EXERCISE DETAILS
Repeat verbatim only the lines from the one with "Rebuild this chart" through the one with "import plotly.graph_objects as go", both ends kept. Pictures stay out.

EXERCISE INPUT
++++

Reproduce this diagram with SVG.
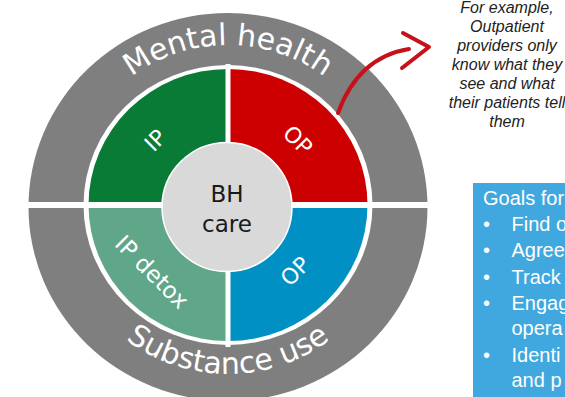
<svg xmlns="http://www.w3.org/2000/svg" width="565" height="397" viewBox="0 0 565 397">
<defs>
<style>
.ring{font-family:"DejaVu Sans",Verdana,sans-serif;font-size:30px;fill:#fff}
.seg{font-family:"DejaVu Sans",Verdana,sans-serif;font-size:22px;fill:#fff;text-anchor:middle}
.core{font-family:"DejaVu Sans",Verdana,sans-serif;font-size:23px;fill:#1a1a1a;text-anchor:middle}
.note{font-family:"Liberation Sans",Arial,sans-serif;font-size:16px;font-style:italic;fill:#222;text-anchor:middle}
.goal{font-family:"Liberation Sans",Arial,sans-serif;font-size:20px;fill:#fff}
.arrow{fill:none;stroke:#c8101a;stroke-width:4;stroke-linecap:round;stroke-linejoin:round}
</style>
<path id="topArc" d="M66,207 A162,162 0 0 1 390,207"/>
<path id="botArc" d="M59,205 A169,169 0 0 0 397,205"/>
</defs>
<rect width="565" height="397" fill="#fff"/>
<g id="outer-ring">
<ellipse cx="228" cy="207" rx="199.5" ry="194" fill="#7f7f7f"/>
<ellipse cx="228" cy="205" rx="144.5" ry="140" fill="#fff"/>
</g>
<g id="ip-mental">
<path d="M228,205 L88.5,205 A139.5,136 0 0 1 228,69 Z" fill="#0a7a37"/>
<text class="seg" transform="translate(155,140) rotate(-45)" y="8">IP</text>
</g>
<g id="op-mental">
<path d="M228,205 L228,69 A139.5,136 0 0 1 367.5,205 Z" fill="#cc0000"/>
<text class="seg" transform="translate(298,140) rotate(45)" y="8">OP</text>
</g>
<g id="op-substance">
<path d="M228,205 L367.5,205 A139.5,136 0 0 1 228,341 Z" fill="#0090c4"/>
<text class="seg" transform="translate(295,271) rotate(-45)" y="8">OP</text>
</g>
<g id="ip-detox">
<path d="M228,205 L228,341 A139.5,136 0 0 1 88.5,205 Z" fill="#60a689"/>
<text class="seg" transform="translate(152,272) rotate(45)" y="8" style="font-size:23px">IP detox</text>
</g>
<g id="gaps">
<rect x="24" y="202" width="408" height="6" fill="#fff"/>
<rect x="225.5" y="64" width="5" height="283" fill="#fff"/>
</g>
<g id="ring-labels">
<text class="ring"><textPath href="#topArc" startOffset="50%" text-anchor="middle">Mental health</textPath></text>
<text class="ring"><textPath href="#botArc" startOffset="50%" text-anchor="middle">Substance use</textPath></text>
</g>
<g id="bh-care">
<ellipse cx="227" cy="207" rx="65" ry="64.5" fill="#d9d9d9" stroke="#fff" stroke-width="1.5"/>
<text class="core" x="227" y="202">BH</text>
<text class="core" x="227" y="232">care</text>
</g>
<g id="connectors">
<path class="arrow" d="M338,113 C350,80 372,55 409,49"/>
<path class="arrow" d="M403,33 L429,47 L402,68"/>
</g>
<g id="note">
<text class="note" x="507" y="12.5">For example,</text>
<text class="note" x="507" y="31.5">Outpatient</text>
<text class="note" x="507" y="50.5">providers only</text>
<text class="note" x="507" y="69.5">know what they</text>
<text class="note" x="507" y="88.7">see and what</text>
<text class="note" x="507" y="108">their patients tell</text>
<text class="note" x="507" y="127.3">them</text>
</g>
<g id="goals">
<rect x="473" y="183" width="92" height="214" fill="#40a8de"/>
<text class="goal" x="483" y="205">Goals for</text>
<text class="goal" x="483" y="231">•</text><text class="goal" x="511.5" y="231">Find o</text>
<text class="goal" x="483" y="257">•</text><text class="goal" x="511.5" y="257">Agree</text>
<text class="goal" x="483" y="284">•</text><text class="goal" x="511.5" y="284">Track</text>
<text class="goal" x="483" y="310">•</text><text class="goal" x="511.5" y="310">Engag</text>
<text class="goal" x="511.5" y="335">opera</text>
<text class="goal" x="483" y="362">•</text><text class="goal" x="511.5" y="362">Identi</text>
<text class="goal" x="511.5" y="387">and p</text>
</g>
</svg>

++++

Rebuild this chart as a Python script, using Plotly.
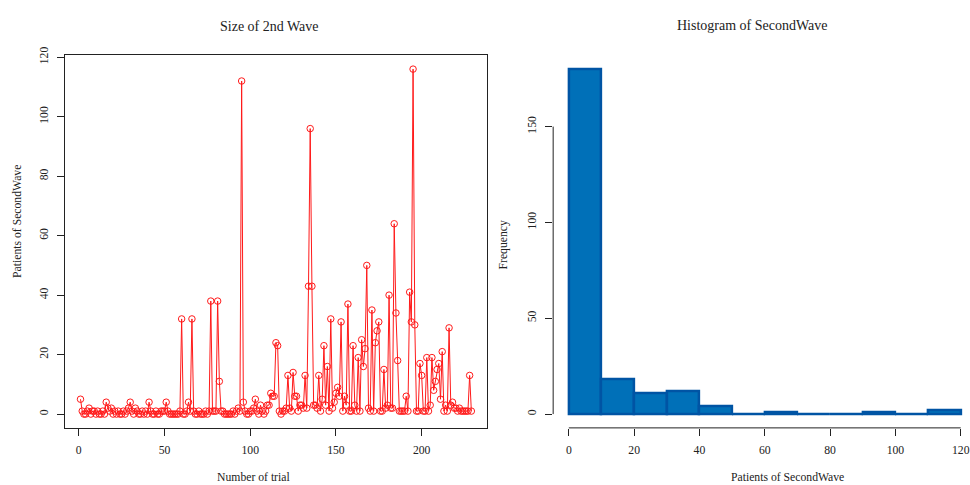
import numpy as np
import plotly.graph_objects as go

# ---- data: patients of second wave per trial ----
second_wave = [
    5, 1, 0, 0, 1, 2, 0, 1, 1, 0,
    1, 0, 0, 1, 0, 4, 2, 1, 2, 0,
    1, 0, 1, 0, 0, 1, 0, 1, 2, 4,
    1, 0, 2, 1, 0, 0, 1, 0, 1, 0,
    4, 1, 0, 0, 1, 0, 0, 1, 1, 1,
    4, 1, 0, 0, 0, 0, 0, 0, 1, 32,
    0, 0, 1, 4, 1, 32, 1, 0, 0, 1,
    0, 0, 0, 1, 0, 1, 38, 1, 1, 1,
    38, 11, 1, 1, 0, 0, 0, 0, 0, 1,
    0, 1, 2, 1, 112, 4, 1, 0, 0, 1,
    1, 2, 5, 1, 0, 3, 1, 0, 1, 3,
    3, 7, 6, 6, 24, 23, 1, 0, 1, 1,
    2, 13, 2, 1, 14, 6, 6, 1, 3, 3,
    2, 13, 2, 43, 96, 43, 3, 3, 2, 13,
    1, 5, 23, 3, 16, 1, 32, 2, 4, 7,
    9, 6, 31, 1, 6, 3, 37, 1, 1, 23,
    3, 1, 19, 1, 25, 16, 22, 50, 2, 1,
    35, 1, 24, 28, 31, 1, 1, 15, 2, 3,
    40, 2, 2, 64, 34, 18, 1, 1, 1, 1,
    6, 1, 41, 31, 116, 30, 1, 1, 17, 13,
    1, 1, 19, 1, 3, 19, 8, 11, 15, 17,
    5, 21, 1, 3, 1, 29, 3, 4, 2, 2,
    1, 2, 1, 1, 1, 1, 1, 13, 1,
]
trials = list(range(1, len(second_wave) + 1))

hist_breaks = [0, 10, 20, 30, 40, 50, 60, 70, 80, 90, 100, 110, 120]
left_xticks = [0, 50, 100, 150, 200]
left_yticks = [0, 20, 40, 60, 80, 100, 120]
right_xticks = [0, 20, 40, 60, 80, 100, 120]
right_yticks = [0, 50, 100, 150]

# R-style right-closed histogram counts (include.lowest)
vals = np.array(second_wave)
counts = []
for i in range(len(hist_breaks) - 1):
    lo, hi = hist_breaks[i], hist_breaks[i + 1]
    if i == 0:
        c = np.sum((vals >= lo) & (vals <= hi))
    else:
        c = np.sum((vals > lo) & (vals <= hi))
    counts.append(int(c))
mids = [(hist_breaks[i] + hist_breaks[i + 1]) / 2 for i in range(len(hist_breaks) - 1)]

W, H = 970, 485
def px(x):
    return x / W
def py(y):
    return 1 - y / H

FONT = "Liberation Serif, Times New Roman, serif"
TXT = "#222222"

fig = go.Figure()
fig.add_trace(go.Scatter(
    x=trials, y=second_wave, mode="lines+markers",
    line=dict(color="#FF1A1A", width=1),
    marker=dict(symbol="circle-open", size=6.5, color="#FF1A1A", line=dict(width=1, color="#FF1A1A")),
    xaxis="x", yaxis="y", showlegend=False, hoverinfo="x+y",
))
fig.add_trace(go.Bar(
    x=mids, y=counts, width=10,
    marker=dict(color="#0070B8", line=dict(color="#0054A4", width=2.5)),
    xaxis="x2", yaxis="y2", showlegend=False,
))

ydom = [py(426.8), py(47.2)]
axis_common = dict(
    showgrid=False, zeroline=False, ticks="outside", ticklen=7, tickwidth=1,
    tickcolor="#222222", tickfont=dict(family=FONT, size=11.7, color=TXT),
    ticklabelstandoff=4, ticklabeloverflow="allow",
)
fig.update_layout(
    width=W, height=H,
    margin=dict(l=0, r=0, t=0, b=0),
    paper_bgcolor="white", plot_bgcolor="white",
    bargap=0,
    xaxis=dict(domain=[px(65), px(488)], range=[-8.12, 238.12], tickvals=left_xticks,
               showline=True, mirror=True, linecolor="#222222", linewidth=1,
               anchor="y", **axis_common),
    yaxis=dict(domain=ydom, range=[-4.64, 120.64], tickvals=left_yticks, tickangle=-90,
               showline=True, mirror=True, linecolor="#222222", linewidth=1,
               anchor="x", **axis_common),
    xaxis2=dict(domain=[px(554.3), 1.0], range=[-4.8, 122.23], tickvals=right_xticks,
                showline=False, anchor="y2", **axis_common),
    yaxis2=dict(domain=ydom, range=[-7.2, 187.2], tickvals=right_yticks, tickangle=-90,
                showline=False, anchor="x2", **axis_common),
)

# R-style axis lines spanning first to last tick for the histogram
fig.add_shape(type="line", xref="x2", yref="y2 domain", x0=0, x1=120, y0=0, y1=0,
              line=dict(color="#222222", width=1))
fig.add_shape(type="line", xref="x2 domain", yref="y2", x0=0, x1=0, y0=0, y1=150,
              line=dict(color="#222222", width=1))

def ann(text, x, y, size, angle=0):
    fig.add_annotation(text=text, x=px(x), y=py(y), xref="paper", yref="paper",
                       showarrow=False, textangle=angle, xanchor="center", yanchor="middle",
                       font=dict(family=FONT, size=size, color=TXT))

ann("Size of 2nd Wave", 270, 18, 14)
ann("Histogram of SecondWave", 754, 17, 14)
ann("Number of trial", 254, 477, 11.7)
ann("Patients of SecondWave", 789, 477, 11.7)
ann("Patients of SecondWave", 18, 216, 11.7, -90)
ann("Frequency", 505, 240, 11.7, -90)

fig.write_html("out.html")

++++

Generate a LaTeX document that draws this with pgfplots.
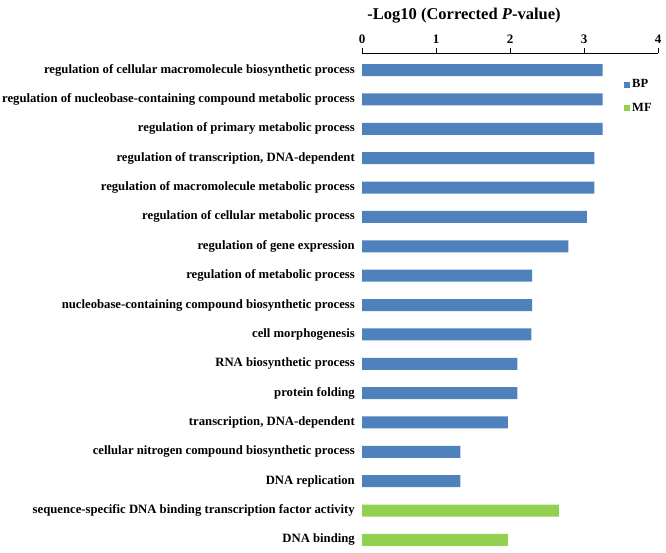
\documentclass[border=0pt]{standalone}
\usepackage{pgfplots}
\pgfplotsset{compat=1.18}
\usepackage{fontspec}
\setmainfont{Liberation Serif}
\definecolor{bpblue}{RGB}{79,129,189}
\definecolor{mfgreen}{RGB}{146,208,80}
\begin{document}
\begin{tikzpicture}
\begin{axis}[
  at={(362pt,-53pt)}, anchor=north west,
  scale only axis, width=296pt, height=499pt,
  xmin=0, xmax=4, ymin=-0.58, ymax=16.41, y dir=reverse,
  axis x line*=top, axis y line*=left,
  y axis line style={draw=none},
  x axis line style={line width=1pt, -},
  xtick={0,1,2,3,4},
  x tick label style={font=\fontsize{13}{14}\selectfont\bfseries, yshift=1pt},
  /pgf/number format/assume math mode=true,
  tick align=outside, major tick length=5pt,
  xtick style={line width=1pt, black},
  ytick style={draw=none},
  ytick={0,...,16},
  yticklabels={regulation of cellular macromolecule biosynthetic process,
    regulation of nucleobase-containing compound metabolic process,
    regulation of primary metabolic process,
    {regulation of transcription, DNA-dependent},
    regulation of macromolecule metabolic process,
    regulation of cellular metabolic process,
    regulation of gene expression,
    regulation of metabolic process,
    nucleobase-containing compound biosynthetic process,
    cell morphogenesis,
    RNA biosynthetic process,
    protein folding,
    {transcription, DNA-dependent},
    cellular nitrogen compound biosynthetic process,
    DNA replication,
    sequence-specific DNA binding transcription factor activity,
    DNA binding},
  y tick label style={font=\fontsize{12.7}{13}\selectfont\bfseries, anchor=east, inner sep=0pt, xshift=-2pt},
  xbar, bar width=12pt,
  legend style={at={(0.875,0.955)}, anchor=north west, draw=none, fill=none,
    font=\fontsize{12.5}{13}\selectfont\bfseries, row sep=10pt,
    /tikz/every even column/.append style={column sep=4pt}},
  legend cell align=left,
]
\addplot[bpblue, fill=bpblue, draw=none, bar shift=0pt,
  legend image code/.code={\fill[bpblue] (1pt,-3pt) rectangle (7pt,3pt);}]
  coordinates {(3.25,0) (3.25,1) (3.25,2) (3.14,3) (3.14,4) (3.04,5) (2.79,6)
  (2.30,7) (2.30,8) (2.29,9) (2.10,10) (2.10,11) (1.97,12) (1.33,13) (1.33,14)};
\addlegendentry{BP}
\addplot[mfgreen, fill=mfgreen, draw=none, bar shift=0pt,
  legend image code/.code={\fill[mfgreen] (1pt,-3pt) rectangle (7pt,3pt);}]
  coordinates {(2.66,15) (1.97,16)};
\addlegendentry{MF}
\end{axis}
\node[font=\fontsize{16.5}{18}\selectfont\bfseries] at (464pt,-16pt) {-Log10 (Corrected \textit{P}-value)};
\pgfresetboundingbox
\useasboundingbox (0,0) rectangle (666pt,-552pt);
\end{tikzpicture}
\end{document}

++++

CORRECT ANSWER
Rebuild this chart as a Python script, using Plotly.
import numpy as np
import plotly.graph_objects as go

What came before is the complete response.